Video
Bhuvana Sagar, MD: In lung cancer, we have immunotherapies that have been approved, and they’ve added, significantly, to the total cost of care. Chemotherapy, by itself, was running in the thousands of dollars. When you added supportive care, it added, significantly, to the cost. Targeted therapy added another layer of complexity, and so did VEGF (vascular endothelial growth factor) inhibitors.
Now, we’re in the era of immunotherapy drugs. Immunotherapy drugs have added significantly to the cost pressure, overall. And while they improve survival in a small subset of patients (maybe 20% or 25% of patients have long-term survival benefit) it would be ideal if we can identify those patients who benefit from the drug and not have to treat everybody. That would be the ideal situation (like with Herceptin [trastuzumab]). If you’re able to target patients who have HER2-positive cancers, and you benefit them, that’s great. But at this point, I don’t think we have been able to identify who clearly benefits. We know that patients who have greater than 50% PD-L1 (programmed death-ligand 1)—positive tumors benefit more than the patients who have less positive tumors. Beyond that, it has not been a clear influence on treatment decisions.

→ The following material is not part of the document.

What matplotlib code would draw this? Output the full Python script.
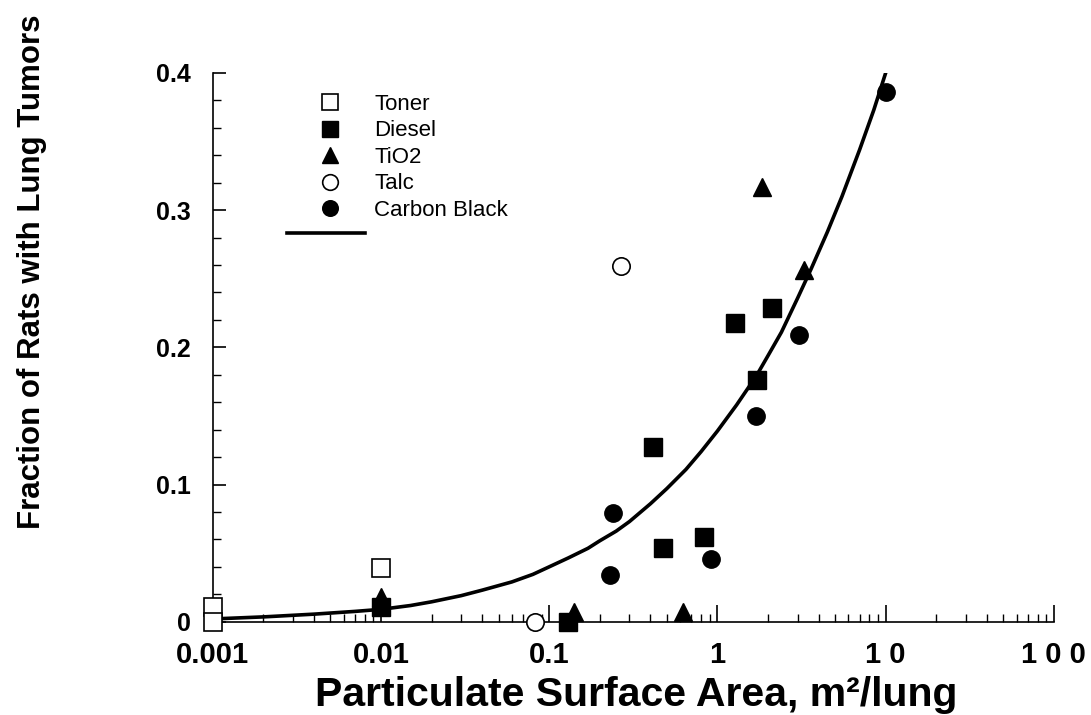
import numpy as np
import matplotlib
matplotlib.use('Agg')
import matplotlib.pyplot as plt
from matplotlib.ticker import FixedLocator, NullFormatter, LogLocator

plt.rcParams['font.family'] = ['Liberation Sans', 'DejaVu Sans']

# surface area (m^2/lung) vs fraction of rats with tumors
toner_x = [0.001, 0.001, 0.01]
toner_y = [0.011, 0.0, 0.039]
diesel_x = [0.01, 0.129, 0.415, 0.472, 0.834, 1.28, 1.73, 2.10]
diesel_y = [0.011, 0.0, 0.127, 0.054, 0.062, 0.218, 0.176, 0.229]
tio2_x = [0.01, 0.14, 0.62, 1.83, 3.27]
tio2_y = [0.018, 0.007, 0.007, 0.317, 0.256]
talc_x = [0.082, 0.266]
talc_y = [0.0, 0.259]
cb_x = [0.229, 0.238, 0.91, 1.69, 3.06, 10.1]
cb_y = [0.034, 0.079, 0.046, 0.150, 0.209, 0.386]

# fitted curve, read along its length
fit_x = [0.001, 0.002, 0.004, 0.007, 0.01, 0.015, 0.02, 0.03, 0.04, 0.06,
         0.08, 0.1, 0.13, 0.17, 0.2, 0.25, 0.3, 0.4, 0.5, 0.65, 0.8, 1.0,
         1.3, 1.7, 2.0, 2.4, 3.0, 3.6, 4.5, 5.5, 7.0, 8.5, 10.0]
fit_y = [0.002, 0.0035, 0.0055, 0.0075, 0.009, 0.0118, 0.0145, 0.019, 0.023,
         0.029, 0.0345, 0.040, 0.0465, 0.0535, 0.059, 0.066, 0.073, 0.086,
         0.097, 0.111, 0.124, 0.139, 0.158, 0.179, 0.194, 0.211, 0.236, 0.257,
         0.284, 0.310, 0.344, 0.373, 0.400]

xticks = [0.001, 0.01, 0.1, 1, 10, 100]
xticklabels = ['0.001', '0.01', '0.1', '1', '1 0', '1 0 0']
yticks = [0, 0.1, 0.2, 0.3, 0.4]
yticklabels = ['0', '0.1', '0.2', '0.3', '0.4']

fig = plt.figure(figsize=(10.91, 7.15), dpi=100)
ax = fig.add_axes([0.195, 0.1305, 0.771, 0.7675])

ms = 12.5
ax.plot(fit_x, fit_y, color='black', lw=2.6, zorder=2)
ax.plot(toner_x, toner_y, 's', ms=ms, mfc='white', mec='black', mew=1.2,
        label='Toner', clip_on=False, zorder=3)
ax.plot(diesel_x, diesel_y, 's', ms=ms, color='black', label='Diesel',
        clip_on=False, zorder=3)
ax.plot(tio2_x, tio2_y, '^', ms=ms, color='black', label='TiO2',
        clip_on=False, zorder=3)
ax.plot(talc_x, talc_y, 'o', ms=ms, mfc='white', mec='black', mew=1.2,
        label='Talc', clip_on=False, zorder=3)
ax.plot(cb_x, cb_y, 'o', ms=ms, color='black', label='Carbon Black',
        clip_on=False, zorder=3)

ax.set_xscale('log')
ax.set_xlim(0.001, 100)
ax.set_ylim(0, 0.4)

ax.spines['top'].set_visible(False)
ax.spines['right'].set_visible(False)
ax.spines['left'].set_linewidth(1.2)
ax.spines['bottom'].set_linewidth(1.2)

ax.xaxis.set_major_locator(FixedLocator(xticks))
ax.set_xticklabels(xticklabels, fontsize=21, fontweight='bold')
ax.xaxis.set_minor_locator(LogLocator(base=10, subs=np.arange(2, 10)))
ax.xaxis.set_minor_formatter(NullFormatter())
ax.yaxis.set_major_locator(FixedLocator(yticks))
ax.set_yticklabels(yticklabels, fontsize=18, fontweight='bold')
ax.yaxis.set_minor_locator(FixedLocator(np.arange(0, 0.41, 0.02)))

ax.tick_params(axis='x', which='major', direction='in', length=12, width=1.2, pad=14)
ax.tick_params(axis='x', which='minor', direction='in', length=6, width=1)
ax.tick_params(axis='y', which='major', direction='in', length=9, width=1.2, pad=16)
ax.tick_params(axis='y', which='minor', direction='in', length=6, width=1)

leg = ax.legend(loc='upper left', bbox_to_anchor=(0.126, 0.962), frameon=False,
                fontsize=16, handlelength=1.0, handletextpad=1.5,
                labelspacing=0.25, borderpad=0, borderaxespad=0,
                markerscale=0.9)
# line sample under the legend entries
ax.plot([0.088, 0.181], [0.708, 0.708], transform=ax.transAxes, color='black',
        lw=2.6, clip_on=False)

fig.text(0.029, 0.62, 'Fraction of Rats with Lung Tumors', rotation=90,
         ha='center', va='center', fontsize=22.5, fontweight='bold')
fig.text(0.583, 0.012, 'Particulate Surface Area, m\u00b2/lung', ha='center',
         va='baseline', fontsize=29.5, fontweight='bold')

fig.savefig('out.png', dpi=100)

At this time, we are not making coverage determinations based on cost only. We are making coverage decisions based on clinical trial evidence and if there is benefit to doing the therapy. So, we don’t deny a drug just because it is expensive or cover a drug just because it is cheap (at this point). We would like to drive affordability, if there are 2 different drug regimens and they both offer similar survival benefit, ideally. There should be a reason as to why we are not choosing the more affordable regimen. But at this time, we do not make coverage decisions based on only cost.